Comment 7 for bug 295161

Revision history for this message
John A Meinel (jameinel) wrote :

So there is a subtle issue in how we handle revisions properties that we need a better answer to.

Specifically, we write the per-file message as a blob to to a cElementTree.Element object (as the '.text' member).

This seems to serialize down to a text string while preserving everything. However the parsing functions for cElementTree end up normalizing end-of-line characters as though you had used a "text" mode file rather than a "binary" mode file.

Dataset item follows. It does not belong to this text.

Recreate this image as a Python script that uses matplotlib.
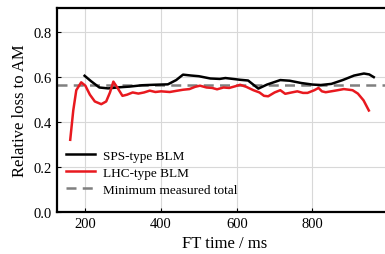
import matplotlib
matplotlib.use("Agg")
import matplotlib.pyplot as plt

# SPS-type BLM (black)
sps_t = [198, 215, 237, 260, 290, 317, 350, 380, 418, 440, 458, 480, 500, 530,
         555, 570, 590, 610, 630, 657, 680, 715, 740, 770, 800, 822, 850, 880,
         910, 936, 950, 962]
sps_loss = [0.604, 0.58, 0.552, 0.548, 0.553, 0.556, 0.562, 0.564, 0.566, 0.585,
            0.609, 0.605, 0.602, 0.592, 0.59, 0.594, 0.59, 0.586, 0.583, 0.547,
            0.565, 0.585, 0.582, 0.572, 0.565, 0.563, 0.568, 0.585, 0.605, 0.614,
            0.61, 0.598]

# LHC-type BLM (red)
lhc_t = [160, 168, 176, 189, 200, 212, 225, 242, 255, 265, 274, 285, 298, 310,
         325, 340, 355, 370, 385, 400, 423, 440, 458, 475, 490, 503, 520, 535,
         548, 565, 580, 595, 609, 625, 644, 660, 672, 683, 700, 715, 728, 745,
         760, 775, 787, 805, 816, 825, 835, 860, 883, 906, 920, 935, 949]
lhc_loss = [0.32, 0.45, 0.54, 0.575, 0.56, 0.52, 0.49, 0.478, 0.49, 0.53, 0.578,
            0.55, 0.515, 0.52, 0.53, 0.525, 0.53, 0.538, 0.532, 0.535, 0.532,
            0.537, 0.542, 0.545, 0.555, 0.56, 0.552, 0.55, 0.544, 0.552, 0.55,
            0.557, 0.564, 0.555, 0.54, 0.53, 0.515, 0.513, 0.53, 0.54, 0.524,
            0.53, 0.535, 0.528, 0.528, 0.54, 0.55, 0.535, 0.531, 0.538, 0.545,
            0.54, 0.525, 0.495, 0.45]

min_total = 0.563

plt.rcParams['font.family'] = ['Liberation Serif', 'DejaVu Serif']

fig = plt.figure(figsize=(3.85, 2.55), dpi=100)
# right edge of the axes runs just past the figure, as in the original crop
ax = fig.add_axes([0.148, 0.165, 0.87, 0.8])

ax.plot(sps_t, sps_loss, color='black', lw=1.8, label='SPS-type BLM', zorder=3)
ax.plot(lhc_t, lhc_loss, color='#e8191f', lw=1.8, label='LHC-type BLM', zorder=3)
ax.axhline(min_total, color='#808080', lw=1.8, ls=(0, (4, 2.5)),
           label='Minimum measured total', zorder=2)

ax.set_xlim(125, 1010)
ax.set_ylim(0, 0.905)
ax.set_xticks([200, 400, 600, 800])
ax.set_yticks([0.0, 0.2, 0.4, 0.6, 0.8])
ax.set_yticklabels(['0.0', '0.2', '0.4', '0.6', '0.8'])
ax.grid(color='#d8d8d8', lw=0.8)
ax.set_axisbelow(True)
ax.tick_params(direction='in', length=3, labelsize=10.5, width=0.8)

for s in ax.spines.values():
    s.set_linewidth(1.6)

ax.set_xlabel('FT time / ms', fontsize=12)
ax.set_ylabel('Relative loss to AM', fontsize=12)

ax.legend(loc='lower left', bbox_to_anchor=(0.0, 0.035), frameon=False,
          fontsize=9.5, handlelength=2.2, handletextpad=0.55,
          borderaxespad=0.3, labelspacing=0.35)

fig.savefig('out.png', dpi=100)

Here is a simple example using python >2.5

from xml.etree.cElementTree import Element, tostring, fromstring
e = Element('element-name')
e.text = 'text\rwith\nvarious\r\nline endings\n'
e.tail = '\n'
s = tostring(e)
print repr(s) # '<element-name>text\rwith\nvarious\r\nline endings\n</element-name>\n'
f = fromstring(s)
f.text == e.text # False
print repr(f.text) # 'text\nwith\nvarious\nline endings\n'

So it would seem that the data is written out with all '\r' characters onto disk, but the code that reads that back into memory is combining '\r\n' into '\n', and transforming '\r' into '\n'.

This isn't detected by the 'sha1' check, because that check is happening on the raw bytes which still have all the necessary information.